[WHAT NEEDS TO BE DONE]
Working from the top of the listing below, retype each line through the line containing "import plotly.graph_objects as go", both included, with no pictures.

[DATASET SECTION]
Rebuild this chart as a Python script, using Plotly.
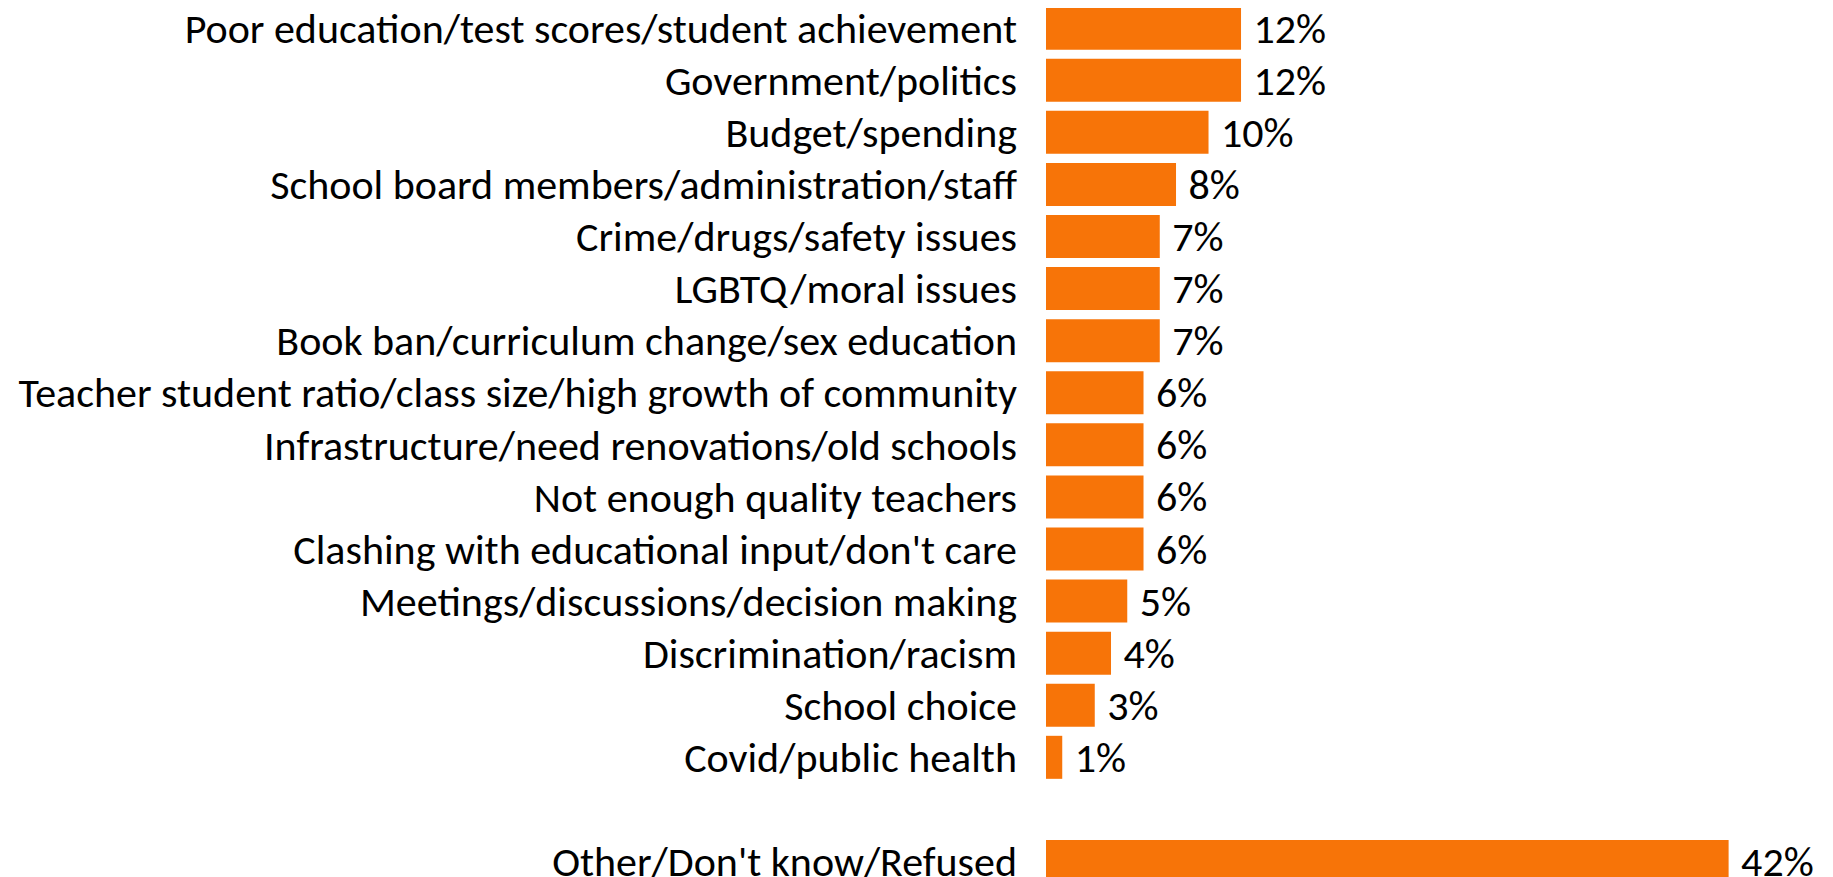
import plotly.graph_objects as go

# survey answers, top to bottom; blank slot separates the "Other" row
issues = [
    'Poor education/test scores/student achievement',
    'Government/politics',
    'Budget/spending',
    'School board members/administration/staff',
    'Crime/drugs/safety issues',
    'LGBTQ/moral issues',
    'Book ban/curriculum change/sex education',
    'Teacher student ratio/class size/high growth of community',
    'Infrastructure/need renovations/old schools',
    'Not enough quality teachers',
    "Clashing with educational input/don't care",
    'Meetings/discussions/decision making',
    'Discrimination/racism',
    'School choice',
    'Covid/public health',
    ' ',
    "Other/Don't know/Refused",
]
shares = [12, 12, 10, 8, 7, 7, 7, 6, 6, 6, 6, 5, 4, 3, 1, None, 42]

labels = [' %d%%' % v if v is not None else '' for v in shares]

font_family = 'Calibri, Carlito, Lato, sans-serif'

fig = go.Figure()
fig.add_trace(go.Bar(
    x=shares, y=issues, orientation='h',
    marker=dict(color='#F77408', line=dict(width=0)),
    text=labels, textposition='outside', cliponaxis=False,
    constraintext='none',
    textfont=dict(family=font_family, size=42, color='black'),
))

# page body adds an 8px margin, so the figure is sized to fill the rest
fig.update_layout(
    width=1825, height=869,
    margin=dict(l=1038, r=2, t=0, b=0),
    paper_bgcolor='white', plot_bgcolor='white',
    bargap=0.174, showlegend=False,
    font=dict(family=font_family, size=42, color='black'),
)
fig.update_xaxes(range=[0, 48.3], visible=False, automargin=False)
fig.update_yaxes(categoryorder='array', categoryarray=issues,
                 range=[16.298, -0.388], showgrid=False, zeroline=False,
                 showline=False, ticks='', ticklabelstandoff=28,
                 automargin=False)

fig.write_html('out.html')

[TASK ANSWER]
Rebuild this chart as a Python script, using Plotly.
import plotly.graph_objects as go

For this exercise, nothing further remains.